I had the opportunity to work in marketing analytics at a global research company called IMS Health. In this environment, I grew to understand how textbook knowledge applied to real-world problems. Every day, I used analytics insights to help my clients better understand customer segmentation, evaluate new product performance, and set up optimal pricing strategies. This process of interpreting data and converting it into something that my clients can use was incredibly rewarding. It fueled my desire to keep learning and exploring questions in my field. 

What research topics interest you most?

My current research focuses on how consumers make decisions in retail settings, both in-store and digital. Under this umbrella, one specific research direction I’m currently following is how retailers can best structure their online shipping policies. Some retailers offer free online shipping across the board, while others make shipping free above a certain amount of spending. Still others create membership programs—Amazon Prime being the most well-known—that include free shipping. My goal is to use analytical tools, particularly causal inference, to determine how these policies impact consumer decision making and overall profitability. In a related line of research, I am also exploring questions surrounding returns. These days, consumers can usually make returns through several different channels. I’m interested in unpacking how different return experiences impact their future purchasing decisions. 

What appealed to you about joining the faculty at Poole? 

I was attracted to Poole’s emphasis on data analytic applications in both academia and industry. It was clear that there was a unique opportunity to team up with industry leaders and scholars across disciplines to solve real problems. Since I came on board, I have been amazed at how supportive and collaborative the culture is here. One of the greatest challenges of this new role is teaching an online course for the first time, so I have been especially grateful for the comprehensive resources available to help support course design and delivery. 

How will you divide your time between teaching and research in the coming year?  

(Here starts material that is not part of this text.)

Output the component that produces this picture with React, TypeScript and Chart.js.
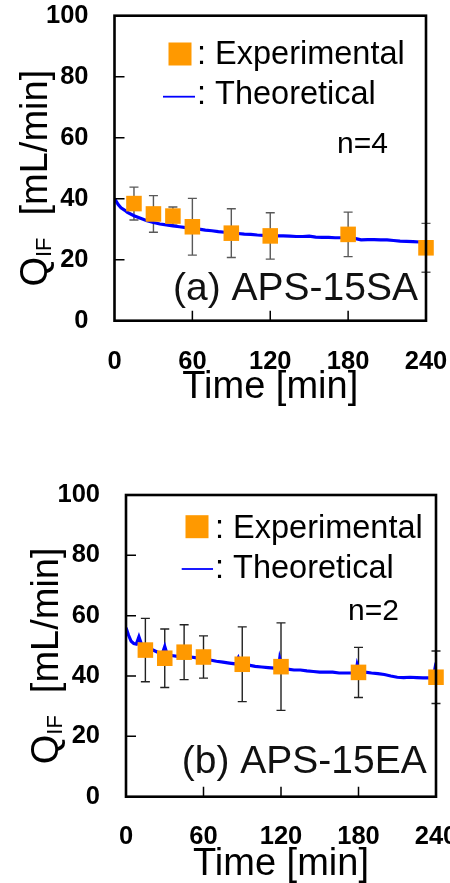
import React, { useEffect, useRef } from 'react';
import { Chart, registerables } from 'chart.js';
Chart.register(...registerables);

// ---- shared axis ticks ----
const X_TICKS = [0, 60, 120, 180, 240];
const Y_TICKS = [0, 20, 40, 60, 80, 100];
const X_INNER_TICKS = [60, 120, 180];
const Y_INNER_TICKS = [20, 40, 60, 80];

// ---- panel (a) APS-15SA ----
const A_EXP_TIME = [15, 30, 45, 60, 90, 120, 180, 240];
const A_EXP_Q = [38.4, 35.0, 34.3, 30.8, 28.7, 27.8, 28.3, 23.9];
const A_EXP_ERR = [5.4, 6.0, 3.0, 9.3, 8.0, 7.6, 7.3, 8.0];
const A_THEO_TIME = [0, 3, 5, 8, 10, 15, 20, 25, 30, 35, 40, 45, 50, 55, 60, 65, 70, 75, 80, 85, 90, 95, 100, 105, 110, 115, 120, 125, 130, 135, 140, 145, 150, 155, 160, 165, 170, 175, 180, 185, 190, 195, 200, 205, 210, 215, 220, 225, 230, 235, 240];
const A_THEO_Q = [40.0, 38.0, 37.0, 36.2, 35.5, 34.4, 33.6, 32.8, 32.2, 31.7, 31.4, 31.1, 30.8, 30.5, 30.3, 30.0, 29.7, 29.5, 29.2, 29.0, 28.8, 28.6, 28.4, 28.3, 28.1, 28.0, 27.9, 27.8, 27.8, 27.7, 27.6, 27.6, 27.7, 27.4, 27.3, 27.3, 27.2, 27.2, 27.1, 27.0, 26.5, 26.6, 26.6, 26.5, 26.5, 26.3, 26.1, 26.0, 25.9, 25.8, 25.8];

// ---- panel (b) APS-15EA ----
const B_EXP_TIME = [15, 30, 45, 60, 90, 120, 180, 240];
const B_EXP_Q = [48.6, 45.9, 47.9, 46.3, 43.9, 43.1, 41.2, 39.6];
const B_EXP_ERR = [10.5, 9.7, 9.1, 7.0, 12.4, 14.5, 8.3, 8.7];
const B_THEO_TIME = [0, 2, 4, 6, 8, 10, 12, 15, 20, 25, 28, 30, 32, 35, 40, 45, 50, 55, 60, 65, 70, 75, 80, 85, 87, 89, 95, 100, 105, 110, 115, 118, 119, 121, 125, 130, 135, 140, 145, 150, 155, 160, 165, 170, 175, 178, 179, 181, 185, 190, 195, 200, 205, 210, 215, 220, 225, 230, 235, 238, 239, 240];
const B_THEO_Q = [56.0, 53.5, 51.5, 50.8, 50.6, 53.0, 50.5, 49.8, 48.8, 47.8, 47.3, 49.8, 47.0, 46.8, 46.5, 46.5, 46.3, 46.0, 45.8, 45.3, 44.9, 44.6, 44.3, 44.0, 46.0, 44.0, 43.6, 43.2, 43.0, 42.8, 42.6, 42.5, 45.8, 42.5, 42.3, 42.0, 42.0, 41.7, 41.5, 41.3, 41.3, 41.3, 41.0, 41.0, 41.0, 41.0, 43.8, 41.2, 41.3, 41.0, 40.8, 40.5, 40.0, 39.6, 39.5, 39.6, 39.5, 39.4, 39.4, 39.6, 42.0, 40.0];

const FONT = "'Liberation Sans', Arial, sans-serif";

type Panel = {
  expT: number[]; expQ: number[]; expErr: number[];
  theoT: number[]; theoQ: number[];
  errColor: string;
  label: string; nText: string;
  top: number; width: number; height: number;
  area: { left: number; top: number; right: number; bottom: number };
  tickPad: number; titlePad: number;
  lg: { sqX: number; sqY: number; textX: number; expBase: number; lineX1: number; lineX2: number; lineY: number; theoBase: number; nX: number; nBase: number; labelRight: number; labelBase: number };
};

const PANELS: Panel[] = [
  {
    expT: A_EXP_TIME, expQ: A_EXP_Q, expErr: A_EXP_ERR, theoT: A_THEO_TIME, theoQ: A_THEO_Q,
    errColor: '#595959', label: '(a) APS-15SA', nText: 'n=4',
    top: 0, width: 450, height: 420,
    area: { left: 114.5, top: 15.7, right: 426, bottom: 320.7 },
    tickPad: 26.3, titlePad: 9.2,
    lg: { sqX: 65.5, sqY: 38.3, textX: 82.5, expBase: 48.6, lineX1: 48.5, lineX2: 80.5, lineY: 81, theoBase: 88.3, nX: 222.5, nBase: 137.6, labelRight: -8, labelBase: -20.7 },
  },
  {
    expT: B_EXP_TIME, expQ: B_EXP_Q, expErr: B_EXP_ERR, theoT: B_THEO_TIME, theoQ: B_THEO_Q,
    errColor: '#222222', label: '(b) APS-15EA', nText: 'n=2',
    top: 440, width: 470, height: 460,
    area: { left: 126, top: 55, right: 436, bottom: 356.7 },
    tickPad: 25, titlePad: 12.2,
    lg: { sqX: 71, sqY: 31.7, textX: 89, expBase: 43.3, lineX1: 55.7, lineX2: 87, lineY: 74, theoBase: 83.3, nX: 222, nBase: 125, labelRight: -9.3, labelBase: -23.4 },
  },
];

const decorPlugin = {
  id: 'decor',
  beforeDatasetsDraw(chart: any, _args: any, opts: any) {
    const p: Panel = opts.panel;
    const ctx = chart.ctx;
    const xs = chart.scales.x, ys = chart.scales.y;
    ctx.save();
    ctx.strokeStyle = p.errColor;
    ctx.lineWidth = 1.4;
    p.expT.forEach((t, i) => {
      const x = xs.getPixelForValue(t);
      const y1 = ys.getPixelForValue(p.expQ[i] + p.expErr[i]);
      const y2 = ys.getPixelForValue(p.expQ[i] - p.expErr[i]);
      ctx.beginPath();
      ctx.moveTo(x, y1); ctx.lineTo(x, y2);
      ctx.moveTo(x - 4.5, y1); ctx.lineTo(x + 4.5, y1);
      ctx.moveTo(x - 4.5, y2); ctx.lineTo(x + 4.5, y2);
      ctx.stroke();
    });
    ctx.restore();
  },
  afterDraw(chart: any, _args: any, opts: any) {
    const p: Panel = opts.panel;
    const ctx = chart.ctx;
    const a = chart.chartArea;
    const xs = chart.scales.x, ys = chart.scales.y;
    ctx.save();
    // inner tick marks
    ctx.strokeStyle = '#000';
    ctx.lineWidth = 1.5;
    ctx.beginPath();
    Y_INNER_TICKS.forEach(v => { const y = ys.getPixelForValue(v); ctx.moveTo(a.left, y); ctx.lineTo(a.left + 10, y); });
    X_INNER_TICKS.forEach(v => { const x = xs.getPixelForValue(v); ctx.moveTo(x, a.bottom); ctx.lineTo(x, a.bottom - 10); });
    ctx.stroke();
    // frame
    ctx.lineWidth = 2.6;
    ctx.strokeRect(a.left, a.top, a.right - a.left, a.bottom - a.top);

    // legend
    const L = p.lg;
    ctx.fillStyle = '#FF9900';
    ctx.fillRect(a.left + L.sqX - 11.5, a.top + L.sqY - 11.5, 23, 23);
    ctx.strokeStyle = '#0000FF';
    ctx.lineWidth = 1.8;
    ctx.beginPath();
    ctx.moveTo(a.left + L.lineX1, a.top + L.lineY); ctx.lineTo(a.left + L.lineX2, a.top + L.lineY);
    ctx.stroke();
    ctx.fillStyle = '#000';
    ctx.textBaseline = 'alphabetic';
    ctx.textAlign = 'left';
    ctx.font = `32.5px ${FONT}`;
    ctx.fillText(': Experimental', a.left + L.textX, a.top + L.expBase);
    ctx.fillText(': Theoretical', a.left + L.textX, a.top + L.theoBase);
    ctx.font = `30px ${FONT}`;
    ctx.fillText(p.nText, a.left + L.nX, a.top + L.nBase);
    ctx.font = `39px ${FONT}`;
    ctx.textAlign = 'right';
    ctx.fillStyle = '#111';
    ctx.fillText(p.label, a.right + L.labelRight, a.bottom + L.labelBase);

    // y-axis title with subscript
    ctx.fillStyle = '#000';
    ctx.textAlign = 'left';
    const mainFont = `38px ${FONT}`;
    const subFont = `22px ${FONT}`;
    ctx.font = mainFont;
    const wQ = ctx.measureText('Q').width;
    const wRest = ctx.measureText('[mL/min]').width;
    ctx.font = subFont;
    const wSub = ctx.measureText('IF').width;
    const gap = 22;
    const total = wQ + wSub + gap + wRest;
    const cy = (a.top + a.bottom) / 2 + 10;
    ctx.translate(a.left - 68, cy);
    ctx.rotate(-Math.PI / 2);
    let x0 = -total / 2;
    ctx.font = mainFont;
    ctx.fillText('Q', x0, 0);
    x0 += wQ;
    ctx.font = subFont;
    ctx.fillText('IF', x0, 4);
    x0 += wSub + gap;
    ctx.font = mainFont;
    ctx.fillText('[mL/min]', x0, 0);
    ctx.restore();
  },
};

function PanelChart({ p }: { p: Panel }) {
  const ref = useRef<HTMLCanvasElement | null>(null);
  useEffect(() => {
    if (!ref.current) return;
    const tickFont = { family: FONT, size: 25.5, weight: 'bold' as const };
    const chart = new Chart(ref.current, {
      type: 'scatter',
      data: {
        datasets: [
          {
            label: 'Experimental',
            data: p.expT.map((t, i) => ({ x: t, y: p.expQ[i] })),
            pointStyle: 'rect',
            pointRadius: 11,
            pointBackgroundColor: '#FF9900',
            backgroundColor: '#FF9900',
            pointBorderWidth: 0,
            borderWidth: 0,
            showLine: false,
            clip: false as any,
            order: 0,
          },
          {
            label: 'Theoretical',
            data: p.theoT.map((t, i) => ({ x: t, y: p.theoQ[i] })),
            showLine: true,
            borderColor: '#0000FF',
            backgroundColor: '#0000FF',
            borderWidth: 3.2,
            pointRadius: 0,
            tension: 0,
            order: 1,
          },
        ],
      },
      options: {
        animation: false,
        responsive: false,
        devicePixelRatio: 1,
        events: [],
        layout: { autoPadding: false, padding: { top: p.area.top, right: p.width - p.area.right, left: 0, bottom: 0 } },
        plugins: {
          legend: { display: false },
          tooltip: { enabled: false },
          decor: { panel: p },
        } as any,
        scales: {
          x: {
            type: 'linear', min: 0, max: 240,
            afterBuildTicks: (s: any) => { s.ticks = X_TICKS.map(v => ({ value: v })); },
            afterFit: (s: any) => {
              s.height = p.height - p.area.bottom;
              s.paddingLeft = 0; s.paddingRight = 0;
            },
            grid: { display: false, drawTicks: false },
            border: { display: false },
            ticks: { padding: p.tickPad, font: tickFont, color: '#000', maxRotation: 0, autoSkip: false },
            title: { display: true, text: 'Time [min]', color: '#000', font: { family: FONT, size: 38 }, padding: { top: 0, bottom: p.titlePad } },
          },
          y: {
            type: 'linear', min: 0, max: 100,
            afterBuildTicks: (s: any) => { s.ticks = Y_TICKS.map(v => ({ value: v })); },
            afterFit: (s: any) => {
              s.width = p.area.left;
              s.paddingTop = 0; s.paddingBottom = 0;
            },
            grid: { display: false, drawTicks: false },
            border: { display: false },
            ticks: { padding: 26, font: tickFont, color: '#000', autoSkip: false },
          },
        },
      },
      plugins: [decorPlugin],
    } as any);
    return () => chart.destroy();
  }, [p]);
  return (
    <canvas
      ref={ref}
      width={p.width}
      height={p.height}
      style={{ position: 'absolute', left: 0, top: p.top, width: p.width, height: p.height, display: 'block' }}
    />
  );
}

export default function App() {
  return (
    <div style={{ position: 'absolute', left: 0, top: 0, width: 450, height: 883, overflow: 'hidden', background: '#fff' }}>
      {PANELS.map((p, i) => <PanelChart key={i} p={p} />)}
    </div>
  );
}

I’m aiming for a balanced workload. While I will focus more heavily on my research this fall, I am also developing a new marketing analytics course for MBA students. This course will complement existing offerings by taking a deep dive into pricing and promotion strategies. The goal is to help students build a linkage between theory and practice in a foundational area of marketing.  

What advice would you give to a student who wanted to build a career in marketing analytics? 

First, they need solid fundamental knowledge in general marketing topics, from consumer behavior to promotion strategies. The next step is mastering different analytics tools. This requires a commitment to keep up with the latest technologies, like machine learning and artificial intelligence. The final piece is to seek out opportunities to combine their marketing and analytics knowledge in a realistic setting. I was happy to discover that many courses at Poole already integrate this hands-on, practical experience. 

How do you spend your time outside of work?

Since we’re new to Raleigh, my husband and I love exploring the area whenever we can. Fun fact: He is also in marketing analytics on the industry side, so we always have plenty to discuss and debate! I also love traveling abroad. Observing different cultures and learning more about how their local businesses function always gives me fresh examples to share with my students.